Thousands of home-buying rookies search for their fantasy dream house. Some of them find it, some of them don’t. Some walk away with costs up the yin-yang. That said, being an auction can be a nerve-rattling experience. Especially when you’re unsure of when to make a bid. In the end, buying a home comes down to how much money you’re willing to fork over. Here are 5 tips for helping you buy a home at an auction.


  1. Follow Rules

Auction companies list rules that all bidders must follow. Not following these rules is punishable by not being able to bid on properties. This is so even if you’re bidding on the phone or online. You could also be sued for breach of contract, which is a wise thing to avoid.


  1. Research

You can never research enough about your future home. Try and find out why the seller is selling, and how many parties are interested in the property. This will allow you to think about the competition and to get a clear idea about the local market and how deep their pockets are. Without knowing what other homes usually sell for in these instances, you will end up paying through the nose. If typical home value is $200,000, you may wind up with a $300,000 purchase. It is also advisable to get a financial pre-approval so you will be authorised to write a deposit cheque, in the event that you win the auction.


  1. Inspect the Property

About a month before the auction, most auction services like HUD homes post as much relevant information as possible about the property. Use this information and review it extensively.
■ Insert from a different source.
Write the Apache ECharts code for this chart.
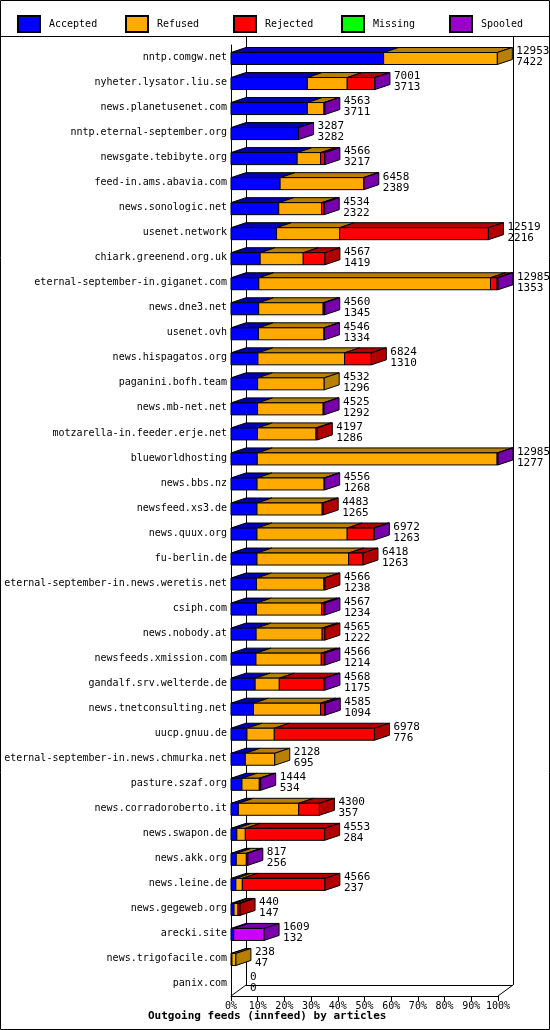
<!DOCTYPE html>
<html><head><meta charset="utf-8">
<script src="https://cdn.jsdelivr.net/npm/echarts@6/dist/echarts.min.js"></script>
<style>html,body{margin:0;padding:0;background:#fff}#c{width:550px;height:1030px}</style>
</head><body><div id="c"></div>
<script>
const categories=["nntp.comgw.net","nyheter.lysator.liu.se","news.planetusenet.com","nntp.eternal-september.org","newsgate.tebibyte.org","feed-in.ams.abavia.com","news.sonologic.net","usenet.network","chiark.greenend.org.uk","eternal-september-in.giganet.com","news.dne3.net","usenet.ovh","news.hispagatos.org","paganini.bofh.team","news.mb-net.net","motzarella-in.feeder.erje.net","blueworldhosting","news.bbs.nz","newsfeed.xs3.de","news.quux.org","fu-berlin.de","eternal-september-in.news.weretis.net","csiph.com","news.nobody.at","newsfeeds.xmission.com","gandalf.srv.welterde.de","news.tnetconsulting.net","uucp.gnuu.de","eternal-september-in.news.chmurka.net","pasture.szaf.org","news.corradoroberto.it","news.swapon.de","news.akk.org","news.leine.de","news.gegeweb.org","arecki.site","news.trigofacile.com","panix.com"];
const offered=[12953,7001,4563,3287,4566,6458,4534,12519,4567,12985,4560,4546,6824,4532,4525,4197,12985,4556,4483,6972,6418,4566,4567,4565,4566,4568,4585,6978,2128,1444,4300,4553,817,4566,440,1609,238,0];
const accepted=[7422,3713,3711,3282,3217,2389,2322,2216,1419,1353,1345,1334,1310,1296,1292,1286,1277,1268,1265,1263,1263,1238,1234,1222,1214,1175,1094,776,695,534,357,284,256,237,147,132,47,0];
const refused=[5531,1939,809,0,1141,4059,2084,3066,2094,11267,3137,3186,4215,3236,3190,2850,11665,3260,3169,4389,4457,3282,3172,3211,3176,1174,3264,1329,1433,843,2935,413,489,314,194,0,191,0];
const rejected=[0,1331,0,0,194,0,97,7237,1054,322,50,0,1299,0,0,61,0,0,49,1283,698,46,97,132,146,2160,194,4873,0,0,1008,3856,0,4015,99,0,0,0];
const missing=[0,0,0,0,0,0,0,0,0,0,0,0,0,0,0,0,0,0,0,0,0,0,0,0,0,0,0,0,0,0,0,0,0,0,0,0,0,0];
const spooled=[0,18,43,5,14,10,31,0,0,43,28,26,0,0,43,0,43,28,0,37,0,0,64,0,30,59,33,0,0,67,0,0,72,0,0,1477,0,0];
const maxVal=12985;
const xTicks=["0%","10%","20%","30%","40%","50%","60%","70%","80%","90%","100%"];
const names=["Accepted","Refused","Rejected","Missing","Spooled"];
const front=["#0000ff","#ffaa00","#ff0000","#00ff00","#cc00ff"];
const dark=["#0000b0","#b88000","#b00000","#00b000","#7700aa"];
const legendCol=["#0000ff","#ffaa00","#ff0000","#00ff00","#9900cc"];
const data=categories.map((c,i)=>[i,accepted[i],refused[i],rejected[i],missing[i],spooled[i],offered[i]]);
const F='"DejaVu Sans Mono",monospace';
const DX=15,DY=5,H=12;
function renderItem(params,api){
  const row=api.value(0);const vals=[api.value(1),api.value(2),api.value(3),api.value(4),api.value(5)];
  const kids=[];let cum=0;let last=-1;
  vals.forEach((v,k)=>{if(v>0)last=k;});
  const base=api.coord([0,row]);const yc=base[1]+1;
  vals.forEach((v,k)=>{
    if(v<=0)return;
    const x0=api.coord([cum,row])[0];cum+=v;const x1=api.coord([cum,row])[0];
    const yt=yc-H/2,yb=yc+H/2;
    kids.push({type:'polygon',shape:{points:[[x0,yt],[x1,yt],[x1+DX,yt-DY],[x0+DX,yt-DY]]},style:{fill:dark[k],stroke:'#000',lineWidth:1}});
    kids.push({type:'rect',shape:{x:x0,y:yt,width:x1-x0,height:H},style:{fill:front[k],stroke:'#000',lineWidth:1}});
    if(k===last){kids.push({type:'polygon',shape:{points:[[x1,yt],[x1+DX,yt-DY],[x1+DX,yb-DY],[x1,yb]]},style:{fill:dark[k],stroke:'#000',lineWidth:1}});}
  });
  const xe=api.coord([cum,row])[0]+DX+4;
  kids.push({type:'text',style:{text:String(api.value(6)),x:xe,y:yc-7,fill:'#000',font:'11px '+F,verticalAlign:'middle'}});
  kids.push({type:'text',style:{text:String(api.value(1)),x:xe,y:yc+4,fill:'#000',font:'11px '+F,verticalAlign:'middle'}});
  return {type:'group',children:kids};
}
const chart=echarts.init(document.getElementById('c'),null,{renderer:'canvas'});
const dummy=names.map((n,k)=>({name:n,type:'bar',data:[],itemStyle:{color:legendCol[k],borderColor:'#000',borderWidth:1}}));
const legends=names.map((n,k)=>({top:10,left:12+108*k,itemGap:0,itemWidth:22,itemHeight:16,icon:'rect',textStyle:{fontSize:10,fontFamily:F,color:'#000',padding:[0,0,0,4]},data:[n],selectedMode:false}));
chart.setOption({
  animation:false,
  backgroundColor:'#fff',
  textStyle:{fontFamily:F},
  legend:legends,
  grid:{left:231,right:52,top:45,bottom:34,containLabel:false,outerBoundsMode:'none'},
  xAxis:{type:'value',min:0,max:maxVal,interval:maxVal/10,axisLine:{show:true,lineStyle:{color:'#000'}},axisTick:{show:true,lineStyle:{color:'#000'}},splitLine:{show:false},
    axisLabel:{color:'#000',fontSize:10,fontFamily:F,margin:5,formatter:(v)=>xTicks[Math.round(v/maxVal*10)]||''}},
  yAxis:{type:'category',inverse:true,data:categories,axisLine:{show:true,lineStyle:{color:'#000'}},axisTick:{show:false},
    axisLabel:{color:'#000',fontSize:10,fontFamily:F,margin:4}},
  series:dummy.concat([{type:'custom',renderItem:renderItem,data:data,encode:{x:[1],y:0},clip:false,z:5}]),
  graphic:[
    {type:'rect',shape:{x:0.5,y:0.5,width:549,height:1029},style:{fill:null,stroke:'#000',lineWidth:1},silent:true},
    {type:'line',shape:{x1:0,y1:36.5,x2:550,y2:36.5},style:{stroke:'#000',lineWidth:1}},
    {type:'line',shape:{x1:513.5,y1:37,x2:513.5,y2:985},style:{stroke:'#000',lineWidth:1}},
    {type:'line',shape:{x1:246.5,y1:37,x2:246.5,y2:985},style:{stroke:'#000',lineWidth:1}},
    {type:'line',shape:{x1:246,y1:985.5,x2:513,y2:985.5},style:{stroke:'#000',lineWidth:1}},
    {type:'line',shape:{x1:513,y1:985,x2:498,y2:996},style:{stroke:'#000',lineWidth:1}},
    {type:'line',shape:{x1:246,y1:985,x2:231,y2:996},style:{stroke:'#000',lineWidth:1}},
    {type:'text',left:148,top:1011,style:{text:'Outgoing feeds (innfeed) by articles',font:'bold 11px '+F,fill:'#000'}}
  ]
});
</script></body></html>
One tidbit they list is the location of the home – visit it with a home inspector. While you won’t be able to step inside, you will be able to see the quality of the landscape, the foundation, etc. You will be able to see whether the property is in financeable condition or not.


  1. Upper Limit

On the night before the auction, determine what the limit is that you’re willing to spend. This will prevent you from making a costly, impulsive mistake during the auction. A figure like $550,000 will keep you centered, and stop you from making a rash decision about increments. Decide this number for yourself based on the information you’ve gathered about the property.


  1. Day Of

Arriving about an hour before the auction is set to begin – will give you time to survey the other bidders. Watch out to see who is inspecting the contract. This key insight is something mere onlookers do not do. Remember to be cautious when speaking to real estate agents. Their job is to “suck” information out from bidders, including how much they’re willing to put down. When it comes time to put your bid down, start by bidding high. Be assertive with your bids and do not procrastinate about your next bid. When you’re calling out your offer, avoid low figure numbers. Go for five or six digits instead of three or four.



No matter how the auction plays out, always remember to stick to your “walk away” price. This is more important than sticking to your monthly budget – you cannot forgo this price. There will be other houses for you, I promise. This will keep you from over-committing to a property that eats a hole in your wallet… before you’ve even stepped foot inside it!